Last February the hosts lasted just 48 overs after being sent in by Australia at the Basin Reserve; now a decent scrap looms after Bangladesh reached the 41st over before stumps in the gloom. Their mini-destroyer Mominul Haque, all 161cm of him, was unbeaten on 64 and averages a staggering 220 against New Zealand in tests.
"Today is Bangladesh's day. We pride ourselves as a bowling unit to use those conditions as best we can and bowl in partnerships and put the ball in the right areas for long periods. We missed a little bit and we got hurt," said Neil Wagner, who added some late energy and snared the important scalp of Mahmudullah for 26.
"Tamim [Iqbal] batted really well and all the Bangladeshis batted well. They showed a lot of intent and they put the bad ball away which put us on the back foot. We never really settled into a rhythm."
Wagner felt there was enough in the pitch for them to exploit when they got it right.
The new ball duo Trent Boult and Tim Southee were again a mixed bag. Boult was savaged by Tamim (56 off 50) early on then finished well with a hint of reverse swing. Southee was the pick in the opening stanzas but suffered late as both went at four an over on a true, if slightly sluggish pitch that may quicken up.
It was tough viewing as gusts rattled the Vance Stand and rain swept across the outfield. Batsmen backed away, bowlers lost their run-ups and hats went flying.
But it certainly wasn't the expected one-way traffic and Bangladesh's batsmen fought instead of folded - as they'd done in five heavy test defeats in New Zealand.

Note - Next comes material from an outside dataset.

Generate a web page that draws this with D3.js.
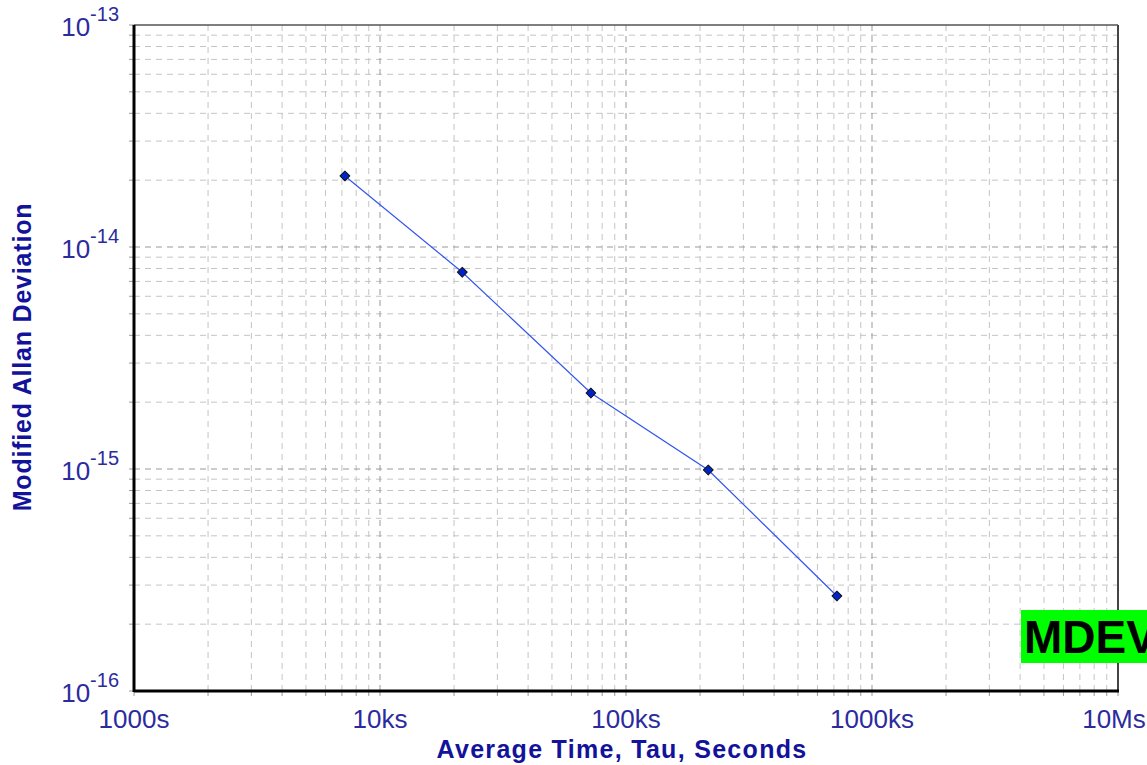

Tamim averaged 39 in six Twenty20 matches for Wellington in 2012-13 but quipped that hardly prepared him for what he walked into.
The pitch was far greener than he'd seen and the wind felt like he was being shoved by the shirt.
"There was something on the wicket but we put the bad balls away. I thought if Mahmudullah was there at the end it would be the ideal day for us. We played very well," said Tamim.
"We're happy [with 154-3]. History says something else. That first innings is really difficult on this wicket and not too many runs have been scored by best of teams. We handled them well."
Tamim, a top quality player who often leaves home fans wanting more, got things rolling after opening partner Imrul Kayes fell for the leg side trap.
Ball tracking technology again proved baffling, giving Tamim a let-off then ending his innings lbw to Boult. On 31, Colin de Grandhomme looked to have him dead in front but New Zealand's challenge was struck down when ball tracker showed the ball bouncing over. From side on it never looked to be too high, and the wind may have interfered with the reading.
Then on 56 a shout from Boult that looked to be high was given on review. Another head-scratcher and more big questionmarks over ball tracker's accuracy.
Mominul, 25 and barely over stump height, backed up scores of 181, 22 not out, 47 and 126 not out from the 2013 home series against New Zealand with another quality knock. His three boundaries in one Boult over were high class, all around the wicket, he left well and picked off the bowlers when they strayed. A bouncer barrage surely awaits on day two, for the man who arrived with an average of 52 from 19 tests.
"We are fighters and we'll come back fighting and know we can put the ball in the right area. If we do you never know what we'll get out of the wicket. There's still enough in there," Wagner said.
"We'll assess conditions and start really positive and aggressive and put the squeeze back on them. If we get two quick wickets it changes quickly and that could set up the game."